--- Recorded data ---
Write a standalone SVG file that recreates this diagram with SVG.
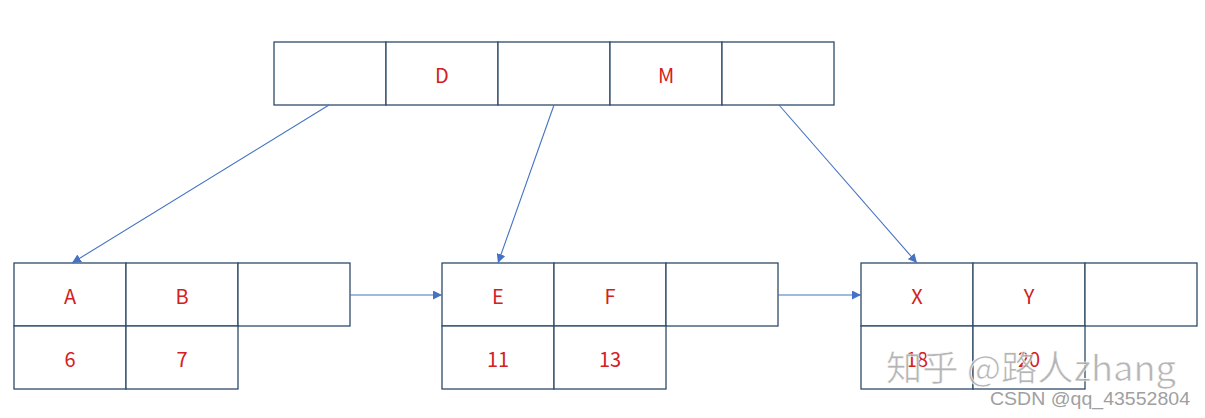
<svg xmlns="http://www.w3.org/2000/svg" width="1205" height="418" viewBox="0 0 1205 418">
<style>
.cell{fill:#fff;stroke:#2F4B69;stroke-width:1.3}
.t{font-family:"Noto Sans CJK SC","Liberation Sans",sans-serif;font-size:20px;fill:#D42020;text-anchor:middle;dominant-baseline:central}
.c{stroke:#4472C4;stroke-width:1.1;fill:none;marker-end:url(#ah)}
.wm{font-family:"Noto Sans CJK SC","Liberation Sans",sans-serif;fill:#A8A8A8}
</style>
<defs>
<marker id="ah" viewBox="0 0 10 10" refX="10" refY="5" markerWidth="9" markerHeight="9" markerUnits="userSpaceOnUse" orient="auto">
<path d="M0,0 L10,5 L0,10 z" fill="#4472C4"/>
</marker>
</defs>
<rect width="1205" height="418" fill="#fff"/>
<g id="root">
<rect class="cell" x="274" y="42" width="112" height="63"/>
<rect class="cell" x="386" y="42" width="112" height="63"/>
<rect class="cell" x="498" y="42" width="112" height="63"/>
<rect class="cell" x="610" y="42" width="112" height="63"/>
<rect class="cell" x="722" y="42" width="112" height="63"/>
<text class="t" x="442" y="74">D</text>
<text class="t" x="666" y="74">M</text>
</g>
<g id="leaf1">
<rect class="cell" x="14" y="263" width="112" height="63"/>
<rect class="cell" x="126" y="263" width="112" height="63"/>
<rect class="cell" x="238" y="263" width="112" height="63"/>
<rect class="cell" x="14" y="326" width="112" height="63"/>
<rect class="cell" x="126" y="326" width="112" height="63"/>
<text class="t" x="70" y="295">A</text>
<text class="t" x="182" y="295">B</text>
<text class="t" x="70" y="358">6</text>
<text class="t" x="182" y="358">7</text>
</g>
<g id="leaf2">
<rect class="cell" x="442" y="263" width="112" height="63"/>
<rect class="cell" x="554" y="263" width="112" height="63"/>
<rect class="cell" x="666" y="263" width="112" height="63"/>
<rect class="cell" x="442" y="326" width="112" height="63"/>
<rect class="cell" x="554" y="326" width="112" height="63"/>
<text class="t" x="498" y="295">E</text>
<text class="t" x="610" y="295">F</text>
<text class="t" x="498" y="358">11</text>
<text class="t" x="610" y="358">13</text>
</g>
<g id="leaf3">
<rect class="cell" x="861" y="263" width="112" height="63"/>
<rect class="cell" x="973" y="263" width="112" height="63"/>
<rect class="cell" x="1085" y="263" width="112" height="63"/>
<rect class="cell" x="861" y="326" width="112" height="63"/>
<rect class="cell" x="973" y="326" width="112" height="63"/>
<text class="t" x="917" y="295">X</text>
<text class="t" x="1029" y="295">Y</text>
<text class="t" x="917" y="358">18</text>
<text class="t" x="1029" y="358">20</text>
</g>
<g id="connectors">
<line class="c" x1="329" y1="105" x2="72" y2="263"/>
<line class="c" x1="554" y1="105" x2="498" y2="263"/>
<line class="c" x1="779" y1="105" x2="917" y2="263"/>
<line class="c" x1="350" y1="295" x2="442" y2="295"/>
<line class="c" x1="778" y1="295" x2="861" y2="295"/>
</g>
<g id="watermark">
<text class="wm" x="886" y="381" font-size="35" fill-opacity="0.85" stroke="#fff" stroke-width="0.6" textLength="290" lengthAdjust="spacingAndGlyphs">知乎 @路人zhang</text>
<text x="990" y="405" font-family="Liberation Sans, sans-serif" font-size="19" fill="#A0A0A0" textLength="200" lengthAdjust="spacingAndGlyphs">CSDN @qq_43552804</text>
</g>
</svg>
---
Omit the pictures and give the material again, exactly and in full.

Write a standalone SVG file that recreates this diagram with SVG.
<svg xmlns="http://www.w3.org/2000/svg" width="1205" height="418" viewBox="0 0 1205 418">
<style>
.cell{fill:#fff;stroke:#2F4B69;stroke-width:1.3}
.t{font-family:"Noto Sans CJK SC","Liberation Sans",sans-serif;font-size:20px;fill:#D42020;text-anchor:middle;dominant-baseline:central}
.c{stroke:#4472C4;stroke-width:1.1;fill:none;marker-end:url(#ah)}
.wm{font-family:"Noto Sans CJK SC","Liberation Sans",sans-serif;fill:#A8A8A8}
</style>
<defs>
<marker id="ah" viewBox="0 0 10 10" refX="10" refY="5" markerWidth="9" markerHeight="9" markerUnits="userSpaceOnUse" orient="auto">
<path d="M0,0 L10,5 L0,10 z" fill="#4472C4"/>
</marker>
</defs>
<rect width="1205" height="418" fill="#fff"/>
<g id="root">
<rect class="cell" x="274" y="42" width="112" height="63"/>
<rect class="cell" x="386" y="42" width="112" height="63"/>
<rect class="cell" x="498" y="42" width="112" height="63"/>
<rect class="cell" x="610" y="42" width="112" height="63"/>
<rect class="cell" x="722" y="42" width="112" height="63"/>
<text class="t" x="442" y="74">D</text>
<text class="t" x="666" y="74">M</text>
</g>
<g id="leaf1">
<rect class="cell" x="14" y="263" width="112" height="63"/>
<rect class="cell" x="126" y="263" width="112" height="63"/>
<rect class="cell" x="238" y="263" width="112" height="63"/>
<rect class="cell" x="14" y="326" width="112" height="63"/>
<rect class="cell" x="126" y="326" width="112" height="63"/>
<text class="t" x="70" y="295">A</text>
<text class="t" x="182" y="295">B</text>
<text class="t" x="70" y="358">6</text>
<text class="t" x="182" y="358">7</text>
</g>
<g id="leaf2">
<rect class="cell" x="442" y="263" width="112" height="63"/>
<rect class="cell" x="554" y="263" width="112" height="63"/>
<rect class="cell" x="666" y="263" width="112" height="63"/>
<rect class="cell" x="442" y="326" width="112" height="63"/>
<rect class="cell" x="554" y="326" width="112" height="63"/>
<text class="t" x="498" y="295">E</text>
<text class="t" x="610" y="295">F</text>
<text class="t" x="498" y="358">11</text>
<text class="t" x="610" y="358">13</text>
</g>
<g id="leaf3">
<rect class="cell" x="861" y="263" width="112" height="63"/>
<rect class="cell" x="973" y="263" width="112" height="63"/>
<rect class="cell" x="1085" y="263" width="112" height="63"/>
<rect class="cell" x="861" y="326" width="112" height="63"/>
<rect class="cell" x="973" y="326" width="112" height="63"/>
<text class="t" x="917" y="295">X</text>
<text class="t" x="1029" y="295">Y</text>
<text class="t" x="917" y="358">18</text>
<text class="t" x="1029" y="358">20</text>
</g>
<g id="connectors">
<line class="c" x1="329" y1="105" x2="72" y2="263"/>
<line class="c" x1="554" y1="105" x2="498" y2="263"/>
<line class="c" x1="779" y1="105" x2="917" y2="263"/>
<line class="c" x1="350" y1="295" x2="442" y2="295"/>
<line class="c" x1="778" y1="295" x2="861" y2="295"/>
</g>
<g id="watermark">
<text class="wm" x="886" y="381" font-size="35" fill-opacity="0.85" stroke="#fff" stroke-width="0.6" textLength="290" lengthAdjust="spacingAndGlyphs">知乎 @路人zhang</text>
<text x="990" y="405" font-family="Liberation Sans, sans-serif" font-size="19" fill="#A0A0A0" textLength="200" lengthAdjust="spacingAndGlyphs">CSDN @qq_43552804</text>
</g>
</svg>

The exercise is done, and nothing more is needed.